◆ Direction ◆
Copy out all lines that hold "with".

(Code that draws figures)
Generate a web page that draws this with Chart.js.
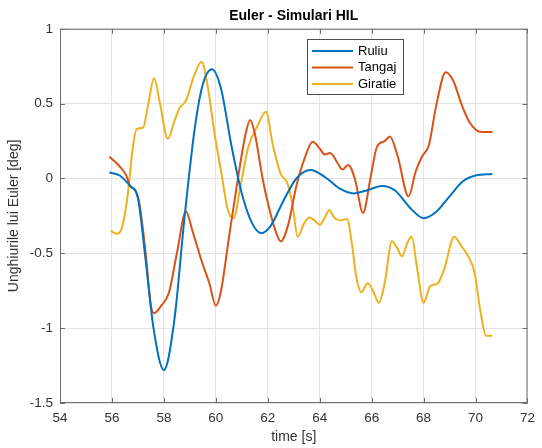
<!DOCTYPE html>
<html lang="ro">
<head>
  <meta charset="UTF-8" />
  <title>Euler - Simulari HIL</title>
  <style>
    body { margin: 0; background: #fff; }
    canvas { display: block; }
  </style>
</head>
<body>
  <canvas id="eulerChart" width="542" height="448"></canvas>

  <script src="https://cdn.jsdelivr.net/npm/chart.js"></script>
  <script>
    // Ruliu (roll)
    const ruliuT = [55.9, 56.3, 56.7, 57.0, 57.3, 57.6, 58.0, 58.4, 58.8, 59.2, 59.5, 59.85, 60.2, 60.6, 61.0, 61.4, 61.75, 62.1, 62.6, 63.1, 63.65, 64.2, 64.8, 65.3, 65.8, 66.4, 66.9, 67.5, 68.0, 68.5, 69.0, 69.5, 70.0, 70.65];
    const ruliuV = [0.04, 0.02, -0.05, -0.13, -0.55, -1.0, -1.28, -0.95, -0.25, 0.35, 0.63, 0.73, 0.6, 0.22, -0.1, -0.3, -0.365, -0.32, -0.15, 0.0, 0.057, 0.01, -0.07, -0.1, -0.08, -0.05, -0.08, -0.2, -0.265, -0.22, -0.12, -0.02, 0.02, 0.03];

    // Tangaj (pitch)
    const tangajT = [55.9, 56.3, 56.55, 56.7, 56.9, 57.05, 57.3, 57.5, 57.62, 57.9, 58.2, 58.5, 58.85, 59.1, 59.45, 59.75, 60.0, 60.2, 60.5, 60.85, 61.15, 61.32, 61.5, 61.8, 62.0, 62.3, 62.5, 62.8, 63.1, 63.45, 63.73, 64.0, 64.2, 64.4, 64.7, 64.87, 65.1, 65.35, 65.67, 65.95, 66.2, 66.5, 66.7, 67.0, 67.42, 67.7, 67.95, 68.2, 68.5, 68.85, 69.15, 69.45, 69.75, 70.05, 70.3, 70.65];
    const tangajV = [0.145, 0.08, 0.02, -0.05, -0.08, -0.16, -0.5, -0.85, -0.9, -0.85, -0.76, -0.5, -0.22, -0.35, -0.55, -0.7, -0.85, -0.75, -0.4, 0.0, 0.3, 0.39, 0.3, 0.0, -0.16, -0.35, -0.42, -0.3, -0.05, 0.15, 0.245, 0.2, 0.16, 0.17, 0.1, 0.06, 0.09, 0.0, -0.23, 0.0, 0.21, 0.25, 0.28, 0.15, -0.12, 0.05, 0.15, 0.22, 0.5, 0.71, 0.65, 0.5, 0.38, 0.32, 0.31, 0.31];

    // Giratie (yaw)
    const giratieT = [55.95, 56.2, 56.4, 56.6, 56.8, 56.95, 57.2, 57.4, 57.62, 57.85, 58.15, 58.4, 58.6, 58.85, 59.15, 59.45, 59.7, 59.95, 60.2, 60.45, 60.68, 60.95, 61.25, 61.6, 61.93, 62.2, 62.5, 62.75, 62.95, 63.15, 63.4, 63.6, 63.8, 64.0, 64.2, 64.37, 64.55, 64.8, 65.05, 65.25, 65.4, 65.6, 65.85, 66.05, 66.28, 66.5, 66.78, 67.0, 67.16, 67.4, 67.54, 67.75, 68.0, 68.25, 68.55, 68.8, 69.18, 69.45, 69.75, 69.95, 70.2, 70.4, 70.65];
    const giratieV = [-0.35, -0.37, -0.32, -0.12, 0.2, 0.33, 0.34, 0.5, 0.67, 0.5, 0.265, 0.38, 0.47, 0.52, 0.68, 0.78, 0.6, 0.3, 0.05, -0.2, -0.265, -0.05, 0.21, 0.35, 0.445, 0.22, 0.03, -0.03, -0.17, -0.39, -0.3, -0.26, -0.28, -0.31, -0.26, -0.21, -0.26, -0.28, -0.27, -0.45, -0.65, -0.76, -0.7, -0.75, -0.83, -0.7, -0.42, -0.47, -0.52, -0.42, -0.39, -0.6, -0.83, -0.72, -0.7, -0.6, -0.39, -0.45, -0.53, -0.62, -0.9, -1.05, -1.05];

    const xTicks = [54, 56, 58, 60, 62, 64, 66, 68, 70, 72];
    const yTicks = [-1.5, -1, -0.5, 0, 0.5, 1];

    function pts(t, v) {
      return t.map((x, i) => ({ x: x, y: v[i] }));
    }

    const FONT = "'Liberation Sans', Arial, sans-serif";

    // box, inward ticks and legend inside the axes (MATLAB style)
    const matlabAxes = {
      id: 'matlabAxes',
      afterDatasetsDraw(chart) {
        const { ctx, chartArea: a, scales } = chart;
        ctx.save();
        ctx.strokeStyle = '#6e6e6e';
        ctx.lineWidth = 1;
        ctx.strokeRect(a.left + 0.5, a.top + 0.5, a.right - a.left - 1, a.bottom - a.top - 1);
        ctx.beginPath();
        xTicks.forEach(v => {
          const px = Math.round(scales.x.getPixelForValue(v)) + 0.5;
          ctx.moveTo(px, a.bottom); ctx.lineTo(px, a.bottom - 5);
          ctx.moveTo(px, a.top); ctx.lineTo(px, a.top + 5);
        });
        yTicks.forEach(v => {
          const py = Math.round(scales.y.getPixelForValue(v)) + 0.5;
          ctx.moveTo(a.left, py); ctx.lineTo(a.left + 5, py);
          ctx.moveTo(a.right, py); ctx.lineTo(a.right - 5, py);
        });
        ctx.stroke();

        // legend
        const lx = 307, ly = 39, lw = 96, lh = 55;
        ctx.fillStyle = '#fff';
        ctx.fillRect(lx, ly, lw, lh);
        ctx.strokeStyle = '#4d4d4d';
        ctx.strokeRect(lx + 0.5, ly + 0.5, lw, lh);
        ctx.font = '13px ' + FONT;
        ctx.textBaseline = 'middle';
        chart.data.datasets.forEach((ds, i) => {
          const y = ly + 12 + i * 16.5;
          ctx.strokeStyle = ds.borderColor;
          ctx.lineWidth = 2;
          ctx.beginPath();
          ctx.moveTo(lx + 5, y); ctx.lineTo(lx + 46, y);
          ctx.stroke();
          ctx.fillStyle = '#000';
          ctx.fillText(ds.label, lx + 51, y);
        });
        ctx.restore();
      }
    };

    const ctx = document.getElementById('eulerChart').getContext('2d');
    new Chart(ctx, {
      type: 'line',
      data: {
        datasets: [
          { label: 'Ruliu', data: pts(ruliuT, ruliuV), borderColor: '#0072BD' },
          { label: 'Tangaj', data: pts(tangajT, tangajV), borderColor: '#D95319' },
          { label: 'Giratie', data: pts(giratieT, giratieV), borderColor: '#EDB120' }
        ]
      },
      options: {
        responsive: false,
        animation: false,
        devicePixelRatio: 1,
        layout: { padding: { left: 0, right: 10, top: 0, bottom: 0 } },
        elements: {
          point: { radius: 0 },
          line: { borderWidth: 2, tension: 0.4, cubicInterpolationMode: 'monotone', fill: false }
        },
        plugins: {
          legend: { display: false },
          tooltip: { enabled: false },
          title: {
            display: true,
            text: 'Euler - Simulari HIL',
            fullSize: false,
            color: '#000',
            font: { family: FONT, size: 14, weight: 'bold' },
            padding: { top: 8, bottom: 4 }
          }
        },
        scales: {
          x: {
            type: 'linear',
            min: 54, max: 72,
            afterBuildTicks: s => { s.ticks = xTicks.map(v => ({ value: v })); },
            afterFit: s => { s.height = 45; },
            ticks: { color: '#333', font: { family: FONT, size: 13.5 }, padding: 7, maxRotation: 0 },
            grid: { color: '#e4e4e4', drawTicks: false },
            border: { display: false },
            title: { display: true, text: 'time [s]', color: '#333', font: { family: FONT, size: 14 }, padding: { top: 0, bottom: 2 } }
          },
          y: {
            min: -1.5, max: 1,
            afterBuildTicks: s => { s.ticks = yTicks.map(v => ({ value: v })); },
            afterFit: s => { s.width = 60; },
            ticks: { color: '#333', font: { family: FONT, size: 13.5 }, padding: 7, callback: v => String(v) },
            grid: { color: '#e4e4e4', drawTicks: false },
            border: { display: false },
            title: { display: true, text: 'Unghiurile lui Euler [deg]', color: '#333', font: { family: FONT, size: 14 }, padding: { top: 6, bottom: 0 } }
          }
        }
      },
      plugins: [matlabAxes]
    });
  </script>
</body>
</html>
...
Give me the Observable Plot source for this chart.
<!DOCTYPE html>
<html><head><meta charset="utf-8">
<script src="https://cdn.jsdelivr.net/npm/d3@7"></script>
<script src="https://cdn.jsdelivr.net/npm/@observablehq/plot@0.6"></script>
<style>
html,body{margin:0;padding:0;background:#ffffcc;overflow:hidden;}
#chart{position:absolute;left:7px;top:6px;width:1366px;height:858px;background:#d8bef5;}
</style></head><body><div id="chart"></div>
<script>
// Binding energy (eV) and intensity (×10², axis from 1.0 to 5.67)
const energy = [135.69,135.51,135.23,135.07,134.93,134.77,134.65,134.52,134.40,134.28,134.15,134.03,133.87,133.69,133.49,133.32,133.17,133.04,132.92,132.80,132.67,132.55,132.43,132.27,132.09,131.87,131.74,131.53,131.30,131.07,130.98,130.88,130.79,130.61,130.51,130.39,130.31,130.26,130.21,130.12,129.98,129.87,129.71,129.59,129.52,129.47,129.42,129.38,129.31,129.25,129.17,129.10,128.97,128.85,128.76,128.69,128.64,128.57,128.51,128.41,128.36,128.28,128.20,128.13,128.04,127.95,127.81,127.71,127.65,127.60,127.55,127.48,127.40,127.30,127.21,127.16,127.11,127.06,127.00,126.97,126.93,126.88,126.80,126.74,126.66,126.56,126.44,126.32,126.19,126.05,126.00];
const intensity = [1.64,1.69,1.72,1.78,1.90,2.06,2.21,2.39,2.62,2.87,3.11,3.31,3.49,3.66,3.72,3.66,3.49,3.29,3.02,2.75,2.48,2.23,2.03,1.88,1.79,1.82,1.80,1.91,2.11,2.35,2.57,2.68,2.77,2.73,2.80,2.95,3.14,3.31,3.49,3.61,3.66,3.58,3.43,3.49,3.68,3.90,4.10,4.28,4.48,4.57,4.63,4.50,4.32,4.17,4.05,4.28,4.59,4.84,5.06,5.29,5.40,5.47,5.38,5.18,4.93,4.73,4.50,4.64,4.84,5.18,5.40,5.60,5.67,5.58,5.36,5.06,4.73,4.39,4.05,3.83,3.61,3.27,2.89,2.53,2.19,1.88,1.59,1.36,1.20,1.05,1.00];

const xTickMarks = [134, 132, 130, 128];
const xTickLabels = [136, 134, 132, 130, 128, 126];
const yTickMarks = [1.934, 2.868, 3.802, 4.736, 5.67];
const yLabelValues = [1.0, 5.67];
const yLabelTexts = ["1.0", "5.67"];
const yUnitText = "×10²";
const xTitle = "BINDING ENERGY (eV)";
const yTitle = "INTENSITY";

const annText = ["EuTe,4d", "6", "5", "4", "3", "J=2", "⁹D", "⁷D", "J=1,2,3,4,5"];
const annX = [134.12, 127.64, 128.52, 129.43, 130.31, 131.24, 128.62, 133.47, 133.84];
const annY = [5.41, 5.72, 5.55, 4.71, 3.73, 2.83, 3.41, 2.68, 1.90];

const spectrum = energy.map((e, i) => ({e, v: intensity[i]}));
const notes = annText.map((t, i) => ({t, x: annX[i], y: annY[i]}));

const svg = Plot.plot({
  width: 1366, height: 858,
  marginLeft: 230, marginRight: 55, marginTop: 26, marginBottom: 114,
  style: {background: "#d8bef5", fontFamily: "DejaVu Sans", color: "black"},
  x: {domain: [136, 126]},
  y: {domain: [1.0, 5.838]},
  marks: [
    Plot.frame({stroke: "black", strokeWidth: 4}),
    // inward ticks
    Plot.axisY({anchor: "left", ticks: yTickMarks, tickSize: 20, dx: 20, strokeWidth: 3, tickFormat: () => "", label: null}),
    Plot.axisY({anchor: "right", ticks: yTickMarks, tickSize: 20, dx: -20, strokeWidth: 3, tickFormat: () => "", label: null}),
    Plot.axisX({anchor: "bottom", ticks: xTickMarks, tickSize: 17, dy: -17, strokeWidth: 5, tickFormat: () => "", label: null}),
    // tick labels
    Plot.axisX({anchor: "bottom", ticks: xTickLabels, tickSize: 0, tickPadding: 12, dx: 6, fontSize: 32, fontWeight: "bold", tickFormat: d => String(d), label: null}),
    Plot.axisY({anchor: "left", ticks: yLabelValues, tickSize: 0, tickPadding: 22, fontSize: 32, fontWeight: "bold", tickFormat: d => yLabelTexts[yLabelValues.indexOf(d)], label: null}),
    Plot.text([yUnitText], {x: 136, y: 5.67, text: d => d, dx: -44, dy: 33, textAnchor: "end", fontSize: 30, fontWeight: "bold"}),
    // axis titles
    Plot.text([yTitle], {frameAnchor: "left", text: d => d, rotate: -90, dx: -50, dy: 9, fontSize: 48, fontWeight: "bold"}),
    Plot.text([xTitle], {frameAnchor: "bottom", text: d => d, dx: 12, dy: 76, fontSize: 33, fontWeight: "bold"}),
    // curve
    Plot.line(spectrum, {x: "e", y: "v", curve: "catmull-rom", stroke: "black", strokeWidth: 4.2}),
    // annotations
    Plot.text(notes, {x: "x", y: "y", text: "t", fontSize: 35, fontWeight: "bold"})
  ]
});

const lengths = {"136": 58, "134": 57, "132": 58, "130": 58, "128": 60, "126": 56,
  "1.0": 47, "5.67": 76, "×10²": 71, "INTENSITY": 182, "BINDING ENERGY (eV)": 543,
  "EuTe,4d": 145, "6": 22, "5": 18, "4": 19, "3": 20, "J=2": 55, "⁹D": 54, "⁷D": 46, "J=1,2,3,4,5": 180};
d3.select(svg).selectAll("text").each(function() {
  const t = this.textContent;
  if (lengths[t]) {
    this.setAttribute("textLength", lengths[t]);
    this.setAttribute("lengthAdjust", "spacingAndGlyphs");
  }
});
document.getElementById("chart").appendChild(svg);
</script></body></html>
==
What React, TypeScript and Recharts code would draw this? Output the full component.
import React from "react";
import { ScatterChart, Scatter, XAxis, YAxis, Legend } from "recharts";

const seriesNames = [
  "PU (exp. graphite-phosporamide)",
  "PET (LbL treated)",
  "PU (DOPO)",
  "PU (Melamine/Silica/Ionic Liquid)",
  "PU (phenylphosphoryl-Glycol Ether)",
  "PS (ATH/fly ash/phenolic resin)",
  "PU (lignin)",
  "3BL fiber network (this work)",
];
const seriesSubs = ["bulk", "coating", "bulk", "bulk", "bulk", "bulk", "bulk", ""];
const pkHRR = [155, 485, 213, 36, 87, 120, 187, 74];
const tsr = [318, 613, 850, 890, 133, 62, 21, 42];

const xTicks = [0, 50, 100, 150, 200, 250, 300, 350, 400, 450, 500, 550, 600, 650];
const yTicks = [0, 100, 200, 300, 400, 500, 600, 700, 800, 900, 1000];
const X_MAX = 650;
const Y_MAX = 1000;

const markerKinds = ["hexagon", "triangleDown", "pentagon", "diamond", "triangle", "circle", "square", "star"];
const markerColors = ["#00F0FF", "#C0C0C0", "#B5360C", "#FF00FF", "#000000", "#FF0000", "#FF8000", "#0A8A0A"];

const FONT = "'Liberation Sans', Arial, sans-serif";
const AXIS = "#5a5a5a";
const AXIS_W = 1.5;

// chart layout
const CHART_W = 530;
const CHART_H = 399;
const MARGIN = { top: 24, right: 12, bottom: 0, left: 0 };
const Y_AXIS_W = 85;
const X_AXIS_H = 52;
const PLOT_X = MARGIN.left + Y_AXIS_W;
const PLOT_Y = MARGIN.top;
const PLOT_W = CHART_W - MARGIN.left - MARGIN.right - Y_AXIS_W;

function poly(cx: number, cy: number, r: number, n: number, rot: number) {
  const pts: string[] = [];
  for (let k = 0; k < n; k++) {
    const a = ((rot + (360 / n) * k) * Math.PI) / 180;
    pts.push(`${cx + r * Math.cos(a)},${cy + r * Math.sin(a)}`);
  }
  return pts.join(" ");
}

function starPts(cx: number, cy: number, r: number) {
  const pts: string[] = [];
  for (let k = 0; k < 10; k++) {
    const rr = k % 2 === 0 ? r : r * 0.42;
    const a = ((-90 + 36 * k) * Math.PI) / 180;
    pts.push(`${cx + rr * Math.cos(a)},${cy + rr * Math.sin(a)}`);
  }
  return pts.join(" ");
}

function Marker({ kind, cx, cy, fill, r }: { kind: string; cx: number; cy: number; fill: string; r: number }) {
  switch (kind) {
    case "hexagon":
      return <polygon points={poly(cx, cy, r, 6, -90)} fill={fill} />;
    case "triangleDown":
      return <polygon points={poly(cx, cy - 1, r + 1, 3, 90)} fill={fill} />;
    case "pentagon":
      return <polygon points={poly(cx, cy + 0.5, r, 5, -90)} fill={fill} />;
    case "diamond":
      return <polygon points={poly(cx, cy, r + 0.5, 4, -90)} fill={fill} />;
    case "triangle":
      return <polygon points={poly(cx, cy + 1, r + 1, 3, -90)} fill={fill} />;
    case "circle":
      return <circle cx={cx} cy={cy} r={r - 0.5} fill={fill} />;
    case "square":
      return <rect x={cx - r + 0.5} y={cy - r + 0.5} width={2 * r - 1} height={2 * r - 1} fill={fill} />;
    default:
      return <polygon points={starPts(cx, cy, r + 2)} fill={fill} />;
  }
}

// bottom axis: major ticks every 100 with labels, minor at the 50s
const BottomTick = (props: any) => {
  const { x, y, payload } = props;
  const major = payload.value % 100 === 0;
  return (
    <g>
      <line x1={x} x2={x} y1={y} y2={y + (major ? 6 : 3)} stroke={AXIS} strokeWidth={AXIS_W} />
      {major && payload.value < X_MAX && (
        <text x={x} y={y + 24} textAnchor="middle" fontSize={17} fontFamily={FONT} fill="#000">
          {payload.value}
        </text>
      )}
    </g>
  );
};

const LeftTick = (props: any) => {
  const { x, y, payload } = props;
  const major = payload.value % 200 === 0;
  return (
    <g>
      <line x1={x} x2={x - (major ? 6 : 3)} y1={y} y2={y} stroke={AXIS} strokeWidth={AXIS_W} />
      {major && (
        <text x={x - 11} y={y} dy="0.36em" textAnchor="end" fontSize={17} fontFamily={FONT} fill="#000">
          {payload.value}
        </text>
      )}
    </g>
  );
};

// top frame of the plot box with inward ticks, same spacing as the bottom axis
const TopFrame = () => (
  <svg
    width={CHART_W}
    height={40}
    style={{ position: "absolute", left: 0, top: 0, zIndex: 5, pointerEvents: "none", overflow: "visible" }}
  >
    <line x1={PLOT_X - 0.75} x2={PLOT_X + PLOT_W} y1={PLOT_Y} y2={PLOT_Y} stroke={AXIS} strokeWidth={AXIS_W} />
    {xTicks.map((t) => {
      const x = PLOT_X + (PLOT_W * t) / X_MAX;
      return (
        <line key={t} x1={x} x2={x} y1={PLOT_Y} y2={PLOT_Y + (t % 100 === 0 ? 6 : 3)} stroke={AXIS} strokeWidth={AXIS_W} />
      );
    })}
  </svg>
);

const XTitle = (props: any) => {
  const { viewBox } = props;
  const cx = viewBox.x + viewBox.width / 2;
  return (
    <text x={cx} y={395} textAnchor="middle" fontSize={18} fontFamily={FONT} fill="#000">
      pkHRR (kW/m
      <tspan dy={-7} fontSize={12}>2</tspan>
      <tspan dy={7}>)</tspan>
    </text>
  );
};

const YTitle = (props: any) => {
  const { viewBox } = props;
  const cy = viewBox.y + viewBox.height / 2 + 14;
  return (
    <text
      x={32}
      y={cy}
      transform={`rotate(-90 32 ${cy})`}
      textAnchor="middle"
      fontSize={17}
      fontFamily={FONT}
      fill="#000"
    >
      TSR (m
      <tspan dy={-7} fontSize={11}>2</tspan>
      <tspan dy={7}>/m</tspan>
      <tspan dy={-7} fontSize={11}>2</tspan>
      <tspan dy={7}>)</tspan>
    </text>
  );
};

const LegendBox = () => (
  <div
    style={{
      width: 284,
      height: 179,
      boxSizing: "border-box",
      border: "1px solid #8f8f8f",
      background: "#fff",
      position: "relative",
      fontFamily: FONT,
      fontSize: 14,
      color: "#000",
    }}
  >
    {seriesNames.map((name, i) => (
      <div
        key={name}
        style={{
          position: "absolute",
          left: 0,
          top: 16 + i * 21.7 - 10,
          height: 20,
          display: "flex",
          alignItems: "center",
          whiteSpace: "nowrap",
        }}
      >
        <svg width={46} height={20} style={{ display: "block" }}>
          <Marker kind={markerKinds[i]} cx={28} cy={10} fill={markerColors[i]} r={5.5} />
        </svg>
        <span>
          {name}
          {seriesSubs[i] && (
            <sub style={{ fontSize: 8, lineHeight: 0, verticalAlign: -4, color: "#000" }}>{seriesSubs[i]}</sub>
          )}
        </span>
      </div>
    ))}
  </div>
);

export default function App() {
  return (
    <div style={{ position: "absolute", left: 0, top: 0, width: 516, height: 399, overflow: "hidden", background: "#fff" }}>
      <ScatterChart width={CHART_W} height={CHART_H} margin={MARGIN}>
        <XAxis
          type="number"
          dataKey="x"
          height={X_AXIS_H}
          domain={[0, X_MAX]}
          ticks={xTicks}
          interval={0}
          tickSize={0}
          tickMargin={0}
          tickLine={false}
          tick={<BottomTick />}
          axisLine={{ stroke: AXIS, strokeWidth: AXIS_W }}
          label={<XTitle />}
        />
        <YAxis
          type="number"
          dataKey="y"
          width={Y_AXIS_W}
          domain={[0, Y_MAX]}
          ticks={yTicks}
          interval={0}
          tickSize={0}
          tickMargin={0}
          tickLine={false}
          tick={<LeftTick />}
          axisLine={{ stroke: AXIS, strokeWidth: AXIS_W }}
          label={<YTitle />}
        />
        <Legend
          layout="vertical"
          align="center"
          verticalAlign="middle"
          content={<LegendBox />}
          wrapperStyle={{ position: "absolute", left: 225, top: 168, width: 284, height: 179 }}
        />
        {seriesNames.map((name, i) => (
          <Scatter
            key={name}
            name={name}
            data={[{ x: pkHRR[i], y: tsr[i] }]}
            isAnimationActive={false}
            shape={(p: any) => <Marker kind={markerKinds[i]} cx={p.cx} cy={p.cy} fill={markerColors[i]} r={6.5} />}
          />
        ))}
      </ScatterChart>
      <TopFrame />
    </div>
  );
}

◆ Written answer ◆
Generate a web page that draws this with Chart.js.
// bottom axis: major ticks every 100 with labels, minor at the 50s
// top frame of the plot box with inward ticks, same spacing as the bottom axis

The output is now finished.